Since I was little, I have been known to be sweets-obsessed. It all started when my uncle bought me a Colemen cooler full of Tootsie Rolls for my third birthday. I’m twenty now, and I think it’s safe to say that I know my way around the candy aisle (just ask my bank account, or my non-existent six-pack). My Halloween candy haul is always full of the good stuff––and no, I don’t keep the pre-packaged baby carrots or apple slices. Here is my 100% factual ranking of 10 Halloween candies from worst to best. Remember: if you disagree, I don’t really care.
10. Almond Joy
I know I might get canceled for even putting this on the list, but we like to be inclusive here at Her Campus. I personally like coconut, almonds, and milk chocolate, so I appreciate what they got going on here. If you’re not a fan, send them all my way, please!
9. Dots
These suckers are like glorified fruit snacks that can pull your molars right out of your mouth. I think they might still be stuck in my teeth from last Halloween (I’m joking, I do brush my teeth AND floss). The flavors are great, but I think they go better with buttery popcorn and Sprite at the movie theater.
8. Caramel Apple Suckers
I’m not even sure if you are gonna know what I’m talking about here, but I used to get these in my plastic pumpkin bucket every year as a kid, and I loved them. I have an oddly vivid memory of one getting stuck in my green spray-painted hair (part of my witch costume, one of the four times I dressed as one) while trick-or-treating. For nostalgia’s sake, they make the list.
7. Flavored Tootsie Rolls
I don’t know what they put in those little nuggets, but they’re so addicting. The vanilla ones with the blue wrapper are especially irresistible…but I have to eat mine really quickly when I find them because my mother (bless her candy-loving heart) always steals mine.
6. Snickers
I don’t really have to say much here, you all know that Snickers understood the assignment. Chocolate, peanuts, caramel, and nuget (which by the way, what even is nuget?): what more could you ask for? You’re not you when you’re hungry…
5. Starburst
Just to be clear, I’m not talking about the Tropical kind, or the All-Pinks, or the Berry flavored. When you give me a Starburst when I come trick-or-treating at your house, it better be from the original variety, and it better not be lemon. There. I said it.
4. Butterfinger
I had a Butterfinger for the first time at summer camp when I was seven years old and it changed my life forever. This is another candy bar that I could eat nonstop without getting tired of it…but my teeth might get cemented in peanut butter––my dentist would hate me.
3. Twix
Right Twix and Left Twix are the same, and they’re both perfect candy bars. Moving on.
2. Kit Kat
Kit Kats are undeniably lovely little wafer bars of chocolate. Why are they so fun to eat? That perfect cruch? Get outta here. Andy Dwire from “The Office” really solidified my love of the jingle, too. “Break me off a piece of that…Football Cream!”

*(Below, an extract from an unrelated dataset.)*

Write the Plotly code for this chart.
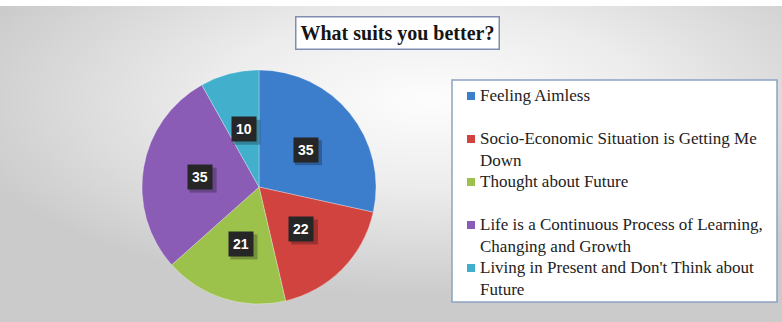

1. Reese’s Peanut Butter Cups
I could write a novel about why these are the best Halloween candy. My devotion to these delightful little cups of bliss is unending. They said it best in the Reese’s Puffs commercial: “Peanut butter-chocolate, great when separate, but when they combine, they make the morning time epic, morning time epic!” R, double-E, S, E, S––YES!
So there you go! Now you know what candy you should gobble down while watching scary movies this year…I mean, toss into trick-or-treaters’ bags, of course. Happy Halloween!